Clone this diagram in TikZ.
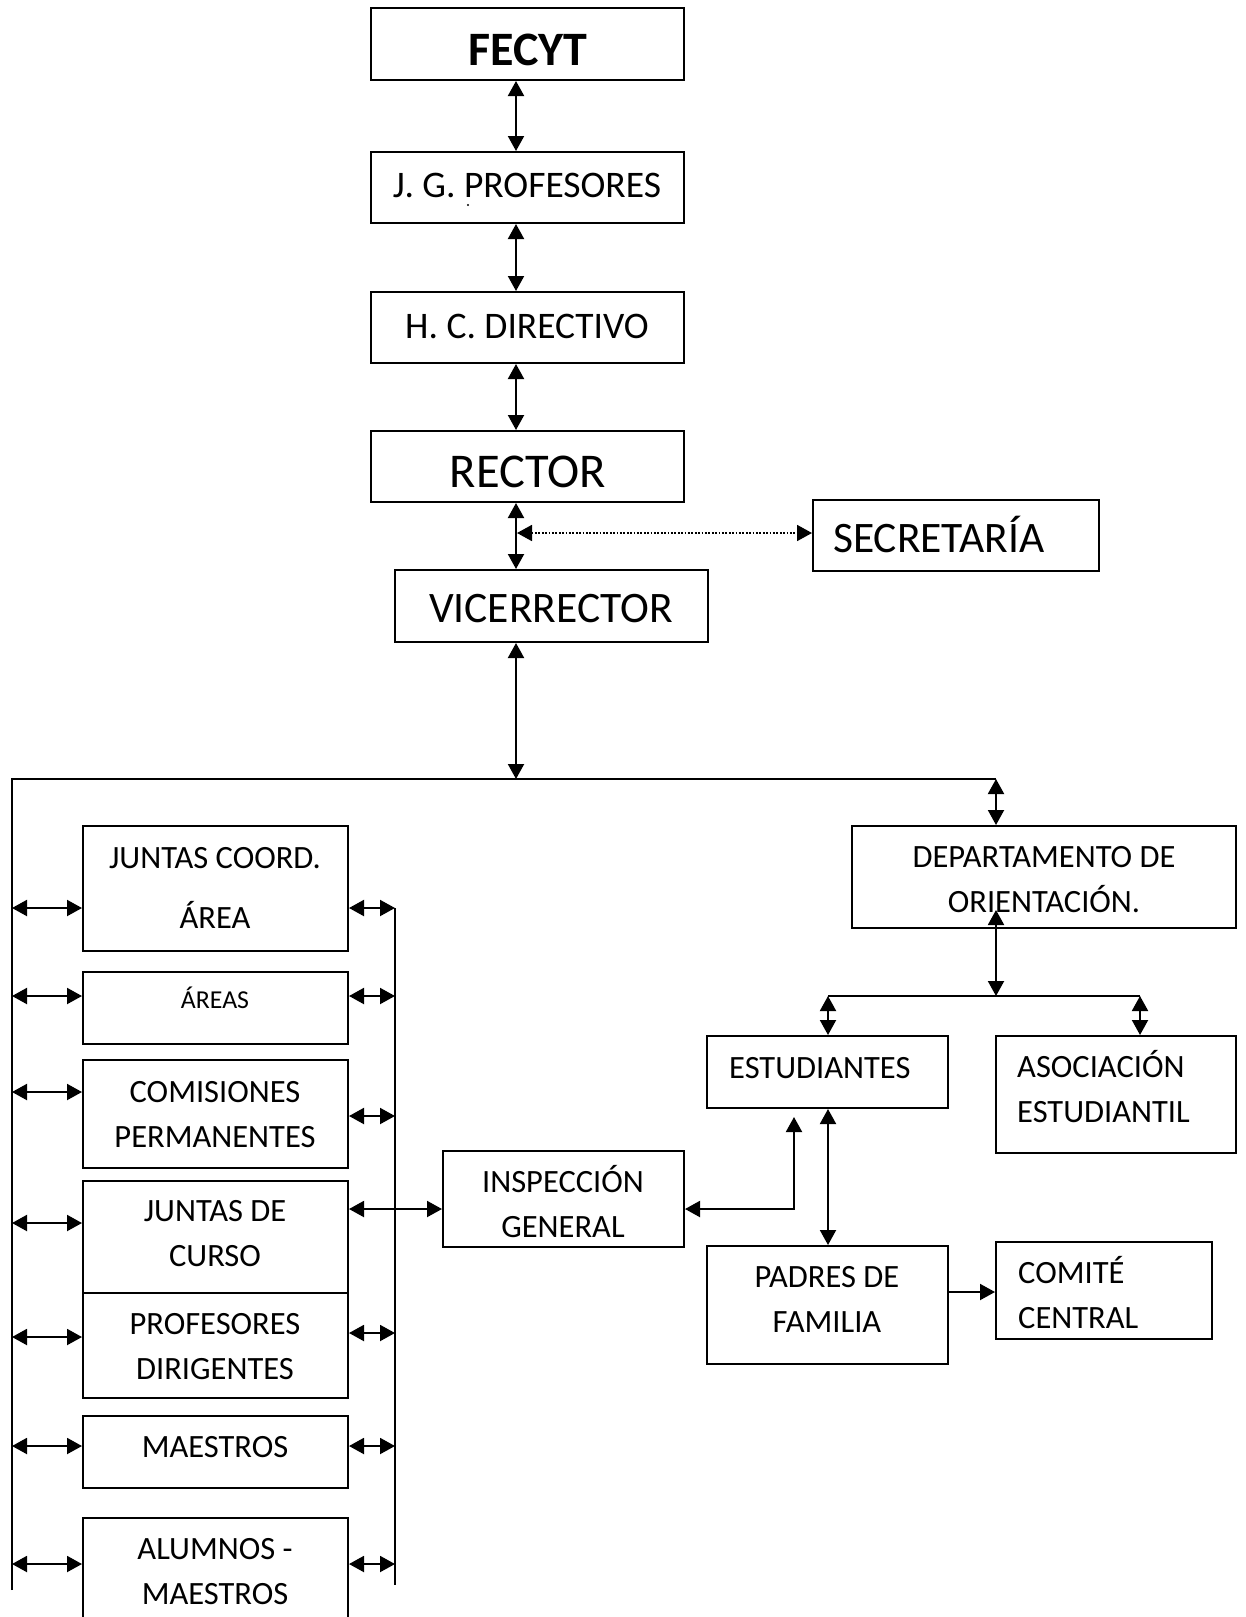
\documentclass[tikz,border=0pt]{standalone}
\usepackage{fontspec}
\setmainfont{Carlito}
\usetikzlibrary{arrows.meta}

\begin{document}
\begin{tikzpicture}[x=1pt,y=-1pt,
  >={Triangle[length=15pt,width=16pt]},
  box/.style={draw, line width=2pt, inner sep=0pt},
  conn/.style={line width=2pt},
  biarrow/.style={conn, <->},
  onearrow/.style={conn, ->},
  dotarrow/.style={line width=1.8pt, dash pattern=on 1.8pt off 1.6pt, <->},
  txt/.style={inner sep=0pt, align=center, font=\fontsize{32.5}{45}\selectfont},
  txtl/.style={txt, align=left},
  big/.style={inner sep=0pt, font=\fontsize{37.5}{45}\selectfont},
  huge/.style={inner sep=0pt, font=\fontsize{43.5}{52}\selectfont}]

\useasboundingbox (0,0) rectangle (1245,1617);
\clip (0,0) rectangle (1245,1617);

% ---- central chain ----
\node[box, minimum width=313pt, minimum height=72pt] (fecyt) at (527.5,44) {};
\node[box, minimum width=313pt, minimum height=71pt] (jgp) at (527.5,187.5) {};
\node[box, minimum width=313pt, minimum height=71pt] (hcd) at (527.5,327.5) {};
\node[box, minimum width=313pt, minimum height=71pt] (rector) at (527.5,466.5) {};
\node[box, minimum width=286pt, minimum height=71pt] (secre) at (956,535.5) {};
\node[box, minimum width=313pt, minimum height=72pt] (vice) at (551.5,606) {};

\node[inner sep=0pt, anchor=base, font=\fontsize{48}{56}\selectfont\bfseries] (fecyt-t) at (528,65) {FECYT};
\node[big, anchor=base] (jgp-t) at (527,197) {J. G. PROFESORES};
\fill (468,205) circle (1.2pt);
\node[big, anchor=base] (hcd-t) at (527,338) {H. C. DIRECTIVO};
\node[inner sep=0pt, anchor=base, font=\fontsize{48.5}{58}\selectfont] (rector-t) at (528,487) {RECTOR};
\node[huge, anchor=base west] (secre-t) at (833,552) {SECRETARÍA};
\node[huge, anchor=base] (vice-t) at (551,622) {VICERRECTOR};

\coordinate (mx) at (516,0);
\draw[biarrow] (fecyt.south -| mx) -- (jgp.north -| mx);
\draw[biarrow] (jgp.south -| mx) -- (hcd.north -| mx);
\draw[biarrow] (hcd.south -| mx) -- (rector.north -| mx);
\draw[biarrow] (rector.south -| mx) -- (vice.north -| mx);
\coordinate (dotL) at (517,533);
\draw[dotarrow] (dotL) -- (secre.west |- dotL);

% ---- main bus ----
\coordinate (busM) at (516,779);
\coordinate (busL) at (12,779);
\coordinate (busR) at (996,779);
\coordinate (busBot) at (12,1590);
\draw[biarrow] (vice.south -| mx) -- (busM);
\draw[conn] (busBot) -- (busL) -- (busR);

% ---- right branch ----
\node[box, minimum width=384pt, minimum height=102pt] (dept) at (1044,877) {};
\node[box, minimum width=241pt, minimum height=72pt] (estud) at (827.5,1072) {};
\node[box, minimum width=240pt, minimum height=117pt] (asoc) at (1116,1094.5) {};
\node[box, minimum width=241pt, minimum height=96pt] (insp) at (563.5,1199) {};
\node[box, minimum width=241pt, minimum height=118pt] (padres) at (827.5,1305) {};
\node[box, minimum width=216pt, minimum height=97pt] (comite) at (1104,1290.5) {};

% multi-line labels are placed by the baseline of their last line
\node[txt, anchor=base] (dept-t) at (1044,912) {DEPARTAMENTO DE\\ORIENTACIÓN.};
\node[txtl, anchor=base west] (estud-t) at (729,1078) {ESTUDIANTES};
\node[txtl, anchor=base west] (asoc-t) at (1017,1122) {ASOCIACIÓN\\ESTUDIANTIL};
\node[txt, anchor=base] (insp-t) at (563,1237) {INSPECCIÓN\\GENERAL};
\node[txt, anchor=base] (padres-t) at (827,1332) {PADRES DE\\FAMILIA};
\node[txtl, anchor=base west] (comite-t) at (1018,1328) {COMITÉ\\CENTRAL};

\draw[biarrow] (busR) -- (dept.north -| busR);
\coordinate (dTip) at (996,910);
\coordinate (subM) at (996,996);
\coordinate (subL) at (828,996);
\coordinate (subR) at (1140,996);
\draw[biarrow] (dTip) -- (subM);
\draw[conn] (subL) -- (subR);
\draw[biarrow] (subL) -- (estud.north -| subL);
\draw[biarrow] (subR) -- (asoc.north -| subR);
\draw[biarrow] (estud.south -| subL) -- (padres.north -| subL);
\coordinate (iCorner) at (794,1209);
\coordinate (iTip) at (794,1117);
\draw[biarrow] (insp.east |- iCorner) -- (iCorner) -- (iTip);
\coordinate (pc) at (0,1292);
\draw[onearrow] (padres.east |- pc) -- (comite.west |- pc);

% ---- left column ----
\node[box, minimum width=265pt, minimum height=125pt] (jca) at (215.5,888.5) {};
\node[box, minimum width=265pt, minimum height=72pt] (areas) at (215.5,1008) {};
\node[box, minimum width=265pt, minimum height=108pt] (comis) at (215.5,1114) {};
\node[box, minimum width=265pt, minimum height=112pt] (jdc) at (215.5,1237) {};
\node[box, minimum width=265pt, minimum height=105pt] (profd) at (215.5,1345.5) {};
\node[box, minimum width=265pt, minimum height=72pt] (maest) at (215.5,1452) {};
\node[box, minimum width=265pt, minimum height=182pt] (alum) at (215.5,1609) {};

\node[txt, anchor=base, font=\fontsize{32.5}{60}\selectfont] (jca-t) at (215,928) {JUNTAS COORD.\\ÁREA};
\node[txt, anchor=base, font=\fontsize{25.8}{30}\selectfont] (areas-t) at (215,1008) {ÁREAS};
\node[txt, anchor=base] (comis-t) at (215,1147) {COMISIONES\\PERMANENTES};
\node[txt, anchor=base] (jdc-t) at (215,1266) {JUNTAS DE\\CURSO};
\node[txt, anchor=base] (profd-t) at (215,1379) {PROFESORES\\DIRIGENTES};
\node[txt, anchor=base] (maest-t) at (215,1457) {MAESTROS};
\node[txt, anchor=base] (alum-t) at (215,1604) {ALUMNOS -\\MAESTROS};

\coordinate (barTop) at (395,908);
\coordinate (barBot) at (395,1585);
\draw[conn] (barTop) -- (barBot);

\foreach \b/\yl/\yr in {jca/908/908, areas/996/996, comis/1092/1116,
                        profd/1337/1333, maest/1446/1446, alum/1564/1564} {
  \draw[biarrow] (busL |- 0,\yl) -- (\b.west |- 0,\yl);
  \draw[biarrow] (\b.east |- 0,\yr) -- (barTop |- 0,\yr);
}
\draw[biarrow] (busL |- 0,1223) -- (jdc.west |- 0,1223);
\draw[biarrow] (jdc.east |- iCorner) -- (insp.west |- iCorner);

\end{tikzpicture}
\end{document}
++++++++++
__Aim__. Omit the pictures and output all of the other material exactly.

__Solution__.
Clone this diagram in TikZ.
\documentclass[tikz,border=0pt]{standalone}
\usepackage{fontspec}
\setmainfont{Carlito}
\usetikzlibrary{arrows.meta}

\begin{document}
\begin{tikzpicture}[x=1pt,y=-1pt,
  >={Triangle[length=15pt,width=16pt]},
  box/.style={draw, line width=2pt, inner sep=0pt},
  conn/.style={line width=2pt},
  biarrow/.style={conn, <->},
  onearrow/.style={conn, ->},
  dotarrow/.style={line width=1.8pt, dash pattern=on 1.8pt off 1.6pt, <->},
  txt/.style={inner sep=0pt, align=center, font=\fontsize{32.5}{45}\selectfont},
  txtl/.style={txt, align=left},
  big/.style={inner sep=0pt, font=\fontsize{37.5}{45}\selectfont},
  huge/.style={inner sep=0pt, font=\fontsize{43.5}{52}\selectfont}]

\useasboundingbox (0,0) rectangle (1245,1617);
\clip (0,0) rectangle (1245,1617);

% ---- central chain ----
\node[box, minimum width=313pt, minimum height=72pt] (fecyt) at (527.5,44) {};
\node[box, minimum width=313pt, minimum height=71pt] (jgp) at (527.5,187.5) {};
\node[box, minimum width=313pt, minimum height=71pt] (hcd) at (527.5,327.5) {};
\node[box, minimum width=313pt, minimum height=71pt] (rector) at (527.5,466.5) {};
\node[box, minimum width=286pt, minimum height=71pt] (secre) at (956,535.5) {};
\node[box, minimum width=313pt, minimum height=72pt] (vice) at (551.5,606) {};

\node[inner sep=0pt, anchor=base, font=\fontsize{48}{56}\selectfont\bfseries] (fecyt-t) at (528,65) {FECYT};
\node[big, anchor=base] (jgp-t) at (527,197) {J. G. PROFESORES};
\fill (468,205) circle (1.2pt);
\node[big, anchor=base] (hcd-t) at (527,338) {H. C. DIRECTIVO};
\node[inner sep=0pt, anchor=base, font=\fontsize{48.5}{58}\selectfont] (rector-t) at (528,487) {RECTOR};
\node[huge, anchor=base west] (secre-t) at (833,552) {SECRETARÍA};
\node[huge, anchor=base] (vice-t) at (551,622) {VICERRECTOR};

\coordinate (mx) at (516,0);
\draw[biarrow] (fecyt.south -| mx) -- (jgp.north -| mx);
\draw[biarrow] (jgp.south -| mx) -- (hcd.north -| mx);
\draw[biarrow] (hcd.south -| mx) -- (rector.north -| mx);
\draw[biarrow] (rector.south -| mx) -- (vice.north -| mx);
\coordinate (dotL) at (517,533);
\draw[dotarrow] (dotL) -- (secre.west |- dotL);

% ---- main bus ----
\coordinate (busM) at (516,779);
\coordinate (busL) at (12,779);
\coordinate (busR) at (996,779);
\coordinate (busBot) at (12,1590);
\draw[biarrow] (vice.south -| mx) -- (busM);
\draw[conn] (busBot) -- (busL) -- (busR);

% ---- right branch ----
\node[box, minimum width=384pt, minimum height=102pt] (dept) at (1044,877) {};
\node[box, minimum width=241pt, minimum height=72pt] (estud) at (827.5,1072) {};
\node[box, minimum width=240pt, minimum height=117pt] (asoc) at (1116,1094.5) {};
\node[box, minimum width=241pt, minimum height=96pt] (insp) at (563.5,1199) {};
\node[box, minimum width=241pt, minimum height=118pt] (padres) at (827.5,1305) {};
\node[box, minimum width=216pt, minimum height=97pt] (comite) at (1104,1290.5) {};

% multi-line labels are placed by the baseline of their last line
\node[txt, anchor=base] (dept-t) at (1044,912) {DEPARTAMENTO DE\\ORIENTACIÓN.};
\node[txtl, anchor=base west] (estud-t) at (729,1078) {ESTUDIANTES};
\node[txtl, anchor=base west] (asoc-t) at (1017,1122) {ASOCIACIÓN\\ESTUDIANTIL};
\node[txt, anchor=base] (insp-t) at (563,1237) {INSPECCIÓN\\GENERAL};
\node[txt, anchor=base] (padres-t) at (827,1332) {PADRES DE\\FAMILIA};
\node[txtl, anchor=base west] (comite-t) at (1018,1328) {COMITÉ\\CENTRAL};

\draw[biarrow] (busR) -- (dept.north -| busR);
\coordinate (dTip) at (996,910);
\coordinate (subM) at (996,996);
\coordinate (subL) at (828,996);
\coordinate (subR) at (1140,996);
\draw[biarrow] (dTip) -- (subM);
\draw[conn] (subL) -- (subR);
\draw[biarrow] (subL) -- (estud.north -| subL);
\draw[biarrow] (subR) -- (asoc.north -| subR);
\draw[biarrow] (estud.south -| subL) -- (padres.north -| subL);
\coordinate (iCorner) at (794,1209);
\coordinate (iTip) at (794,1117);
\draw[biarrow] (insp.east |- iCorner) -- (iCorner) -- (iTip);
\coordinate (pc) at (0,1292);
\draw[onearrow] (padres.east |- pc) -- (comite.west |- pc);

% ---- left column ----
\node[box, minimum width=265pt, minimum height=125pt] (jca) at (215.5,888.5) {};
\node[box, minimum width=265pt, minimum height=72pt] (areas) at (215.5,1008) {};
\node[box, minimum width=265pt, minimum height=108pt] (comis) at (215.5,1114) {};
\node[box, minimum width=265pt, minimum height=112pt] (jdc) at (215.5,1237) {};
\node[box, minimum width=265pt, minimum height=105pt] (profd) at (215.5,1345.5) {};
\node[box, minimum width=265pt, minimum height=72pt] (maest) at (215.5,1452) {};
\node[box, minimum width=265pt, minimum height=182pt] (alum) at (215.5,1609) {};

\node[txt, anchor=base, font=\fontsize{32.5}{60}\selectfont] (jca-t) at (215,928) {JUNTAS COORD.\\ÁREA};
\node[txt, anchor=base, font=\fontsize{25.8}{30}\selectfont] (areas-t) at (215,1008) {ÁREAS};
\node[txt, anchor=base] (comis-t) at (215,1147) {COMISIONES\\PERMANENTES};
\node[txt, anchor=base] (jdc-t) at (215,1266) {JUNTAS DE\\CURSO};
\node[txt, anchor=base] (profd-t) at (215,1379) {PROFESORES\\DIRIGENTES};
\node[txt, anchor=base] (maest-t) at (215,1457) {MAESTROS};
\node[txt, anchor=base] (alum-t) at (215,1604) {ALUMNOS -\\MAESTROS};

\coordinate (barTop) at (395,908);
\coordinate (barBot) at (395,1585);
\draw[conn] (barTop) -- (barBot);

\foreach \b/\yl/\yr in {jca/908/908, areas/996/996, comis/1092/1116,
                        profd/1337/1333, maest/1446/1446, alum/1564/1564} {
  \draw[biarrow] (busL |- 0,\yl) -- (\b.west |- 0,\yl);
  \draw[biarrow] (\b.east |- 0,\yr) -- (barTop |- 0,\yr);
}
\draw[biarrow] (busL |- 0,1223) -- (jdc.west |- 0,1223);
\draw[biarrow] (jdc.east |- iCorner) -- (insp.west |- iCorner);

\end{tikzpicture}
\end{document}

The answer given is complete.